What You Hear Is What You Get – Live at Carnegie Hall was the subject of the TV special Faberge Album of the Month, a series which featured "top contemporary recording artists and their hit LP's."

== Critical reception ==

The album was chosen as Pick of the Week for Record World magazine.

Record World (July 3, 1971): "This boisterous two-record volume is what a Carnegie Hall audience got live not too long ago. When those who have paid their dues are discussed, Ike and Tina just about head the list. Tops."

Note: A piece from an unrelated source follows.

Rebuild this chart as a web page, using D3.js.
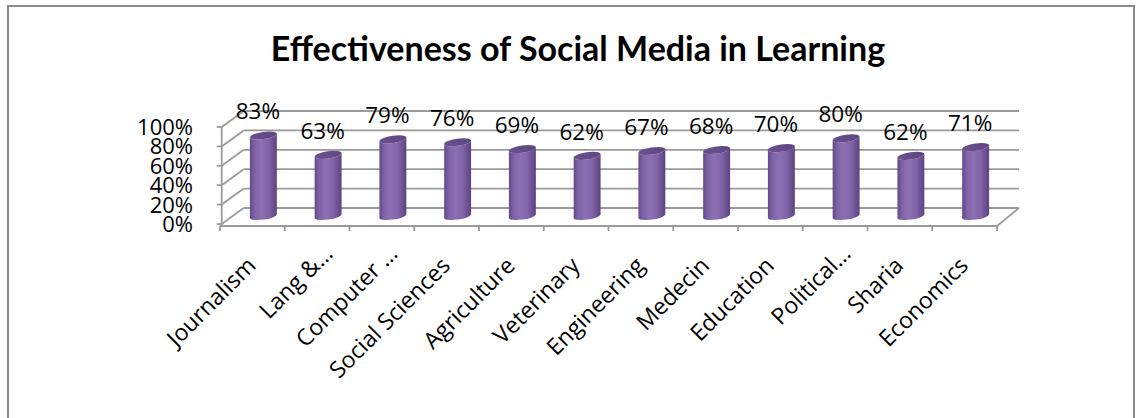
<!DOCTYPE html>
<html>
<head>
<meta charset="utf-8">
<script src="https://cdn.jsdelivr.net/npm/d3@7"></script>
<style>
  html, body { margin: 0; padding: 0; background: #fff; }
  svg { display: block; }
  text { font-family: "Open Sans", Lato, sans-serif; fill: #000; }
  text.title { font-family: Lato, "Open Sans", sans-serif; }
</style>
</head>
<body>
<svg id="chart" width="1143" height="418"></svg>
<script>
// Faculty categories (as shown on the axis) and their effectiveness share
const categories = ["Journalism", "Lang &…", "Computer …", "Social Sciences", "Agriculture",
  "Veterinary", "Engineering", "Medecin", "Education", "Political…", "Sharia", "Economics"];
const values = [0.83, 0.63, 0.79, 0.76, 0.69, 0.62, 0.67, 0.68, 0.70, 0.80, 0.62, 0.71];
const yTicks = [0, 0.2, 0.4, 0.6, 0.8, 1.0];
const title = "Effectiveness of Social Media in Learning";

const svg = d3.select("#chart");
const W = 1143, H = 418;

// chart area border
svg.append("rect")
  .attr("x", 8).attr("y", 6).attr("width", 1126).attr("height", H + 10)
  .attr("fill", "#fff").attr("stroke", "#8a8a8a").attr("stroke-width", 2);

// oblique 3D frame: front plane + depth offset
const depthX = 22, depthY = -16;
const x = d3.scaleBand().domain(categories).range([220, 997]).paddingInner(0).paddingOuter(0);
const yFront = d3.scaleLinear().domain([0, 1]).range([224, 127]);
const yBack = v => yFront(v) + depthY;
const yMid = v => yFront(v) + depthY / 2;
const floorY = 226;
const axisX = 221.7;
const gridColor = "#9a9a9a";

const grid = svg.append("g").attr("fill", "none").attr("stroke", gridColor).attr("stroke-width", 1.8);

// back wall horizontal gridlines
grid.selectAll("line.back").data(yTicks).join("line")
  .attr("class", "back")
  .attr("x1", axisX + depthX).attr("x2", x.range()[1] + depthX)
  .attr("y1", d => yBack(d)).attr("y2", d => yBack(d));

// side wall diagonals
grid.selectAll("line.side").data(yTicks).join("line")
  .attr("class", "side")
  .attr("x1", axisX).attr("y1", d => yFront(d))
  .attr("x2", axisX + depthX).attr("y2", d => yBack(d));

// floor: front edge (category axis), right edge
grid.append("line")
  .attr("x1", x.range()[0]).attr("x2", x.range()[1])
  .attr("y1", floorY).attr("y2", floorY);
grid.append("line")
  .attr("x1", x.range()[1]).attr("y1", floorY)
  .attr("x2", x.range()[1] + depthX).attr("y2", yBack(0));

// value axis line and ticks
grid.append("line")
  .attr("x1", axisX).attr("x2", axisX)
  .attr("y1", yFront(1)).attr("y2", floorY);
grid.selectAll("line.ytick").data(yTicks).join("line")
  .attr("class", "ytick")
  .attr("x1", axisX - 5).attr("x2", axisX)
  .attr("y1", d => yFront(d)).attr("y2", d => yFront(d));

// category ticks at band edges
const edges = categories.map(c => x(c)).concat([x.range()[1]]);
grid.selectAll("line.xtick").data(edges).join("line")
  .attr("class", "xtick")
  .attr("x1", d => d).attr("x2", d => d)
  .attr("y1", floorY).attr("y2", floorY + 5);

// value axis labels
svg.append("g").selectAll("text").data(yTicks).join("text")
  .attr("x", 193).attr("y", d => yFront(d) + 8)
  .attr("text-anchor", "end")
  .attr("font-size", 22)
  .text(d => d3.format(".0%")(d));

// cylinder shading
const defs = svg.append("defs");
const grad = defs.append("linearGradient").attr("id", "cyl").attr("x1", "0").attr("x2", "1").attr("y1", "0").attr("y2", "0");
[[0, "#644a88"], [0.18, "#7f63a6"], [0.42, "#8b70b3"], [0.7, "#7f63a6"], [1, "#5c4380"]]
  .forEach(([o, c]) => grad.append("stop").attr("offset", o).attr("stop-color", c));
const topGrad = defs.append("linearGradient").attr("id", "cylTop").attr("x1", "0").attr("x2", "1").attr("y1", "0").attr("y2", "0");
[[0, "#6a5090"], [1, "#5f4683"]]
  .forEach(([o, c]) => topGrad.append("stop").attr("offset", o).attr("stop-color", c));

const bw = x.bandwidth() * 0.42;
const rx = bw / 2, ry = 3.6, tilt = -8;
const tx = rx * Math.cos(tilt * Math.PI / 180), ty = -rx * Math.sin(tilt * Math.PI / 180);
const cxOf = c => x(c) + x.bandwidth() / 2 + depthX / 2;

const bars = svg.append("g").selectAll("g").data(categories).join("g");
bars.append("path")
  .attr("fill", "url(#cyl)")
  .attr("d", (c, i) => {
    const cx = cxOf(c), yt = yMid(values[i]), yb = yMid(0);
    return `M${cx - tx},${yt + ty} L${cx - tx},${yb + ty} ` +
      `A${rx},${ry} ${tilt} 0 0 ${cx + tx},${yb - ty} ` +
      `L${cx + tx},${yt - ty} A${rx},${ry} ${tilt} 0 1 ${cx - tx},${yt + ty} Z`;
  });
bars.append("ellipse")
  .attr("fill", "url(#cylTop)")
  .attr("rx", rx).attr("ry", ry)
  .attr("transform", (c, i) => `translate(${cxOf(c)},${yMid(values[i])}) rotate(${tilt})`);

// data labels above each cylinder
svg.append("g").selectAll("text").data(categories).join("text")
  .attr("x", c => x(c) + x.bandwidth() / 2 + 5.5)
  .attr("y", (c, i) => yMid(values[i]) - 16)
  .attr("text-anchor", "middle")
  .attr("font-size", 22.5)
  .text((c, i) => d3.format(".0%")(values[i]));

// rotated category labels
svg.append("g").selectAll("text").data(categories).join("text")
  .attr("text-anchor", "end")
  .attr("font-size", 23)
  .attr("transform", c => {
    const extra = c.endsWith("…") ? 12 : 0;
    return `translate(${x(c) + x.bandwidth() / 2 + 5 + extra},${267 - extra}) rotate(-45)`;
  })
  .text(c => c);

// title
svg.append("text")
  .attr("class", "title")
  .attr("x", 578).attr("y", 61)
  .attr("text-anchor", "middle")
  .attr("font-size", 34)
  .attr("font-weight", "bold")
  .text(title);
</script>
</body>
</html>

Billboard (July 3, 1971): This 2 record set of the Ike & Tina Turner revue's recent Carnegie Hall concert only hints at the charge of excitement generated by the Ikettes, Ike, and, especially Tina Turner before the capacity crowd. "Proud Mary," "Honky Tonk Women," "Ooh Poo Pah Doo," and excitingly visual "I've Been Loving You Too Long," suggests the frenzied entertainment they provided.

Professional ratings
Review scores
| Source | Rating |
| AllMusic | Star Half star |
| Christgau's Record Guide | B+ |
| Tom Hull – on the Web | B+ () |

== Reissues ==
What You Hear Is What You Get – Live at Carnegie Hall was reissued on CD by EMI Records in 1996. In 2012, it was digitally remastered and released on CD by BGO Records.

== Track listing ==

Side A
| No. | Title | Writer(s) | Length |
|---|---|---|---|
| 1. | "Introduction" |  | 1:30 |
| 2. | "Piece of My Heart" (performed by the Ikettes) | Bert Berns, Jerry Ragovoy | 3:38 |
| 3. | "Everyday People" (performed by the Ikettes) | Sly Stone | 2:10 |
| 4. | "Introduction to Tina" |  | 0:40 |
| 5. | "Doin' the Tina Turner" | Ike Turner, Tina Turner | 1:20 |
| 6. | "Sweet Soul Music" | Arthur Conley, Otis Redding, Sam Cooke | 1:00 |
| 7. | "Ooh Poo Pah Doo" |  | 4:05 |

Side B
| No. | Title | Writer(s) | Length |
|---|---|---|---|
| 1. | "Honky Tonk Women" | Mick Jagger, Keith Richards | 3:05 |
| 2. | "A Love Like Yours" | Holland-Dozier-Holland | 3:43 |
| 3. | "Proud Mary" | John Fogerty | 6:35 |
| 4. | "(Encore Of) Proud Mary" | John Fogerty | 2:35 |

Side C
| No. | Title | Writer(s) | Length |
|---|---|---|---|
| 1. | "Proud Mary (Continued)" | John Fogerty | 3:25 |
| 2. | "I Smell Trouble" | Don Robey | 7:57 |
| 3. | "Ike's Tune" | Ike Turner | 0:30 |
| 4. | "I Want to Take You Higher" | Sly Stone | 3:35 |

Side D
| No. | Title | Writer(s) | Length |
|---|---|---|---|
| 1. | "I've Been Loving You Too Long" | Otis Redding | 8:35 |
| 2. | "Respect" | Otis Redding | 5:03 |

== Chart performance ==

Chart performance for What You Hear Is What You Get – Live at Carnegie Hall
| Chart (1971) | Peak position |
|---|---|
| Australian Albums (Go-Set) | 38 |
| Canadian Albums (RPM) | 26 |
| US Billboard Top LPs | 25 |
| US Billboard Soul LPs | 7 |
| US Cash Box Top 100 Albums | 27 |
| US Record World Albums | 21 |
| US Record World R&B Albums | 5 |

== Certification and sales ==

Certifications and sales for What You Hear Is What You Get – Live at Carnegie Hall
| Region | Certification | Certified units/sales |
| United States (RIAA) | Gold | 500,000^{^} |
^{^} Shipments figures based on certification alone.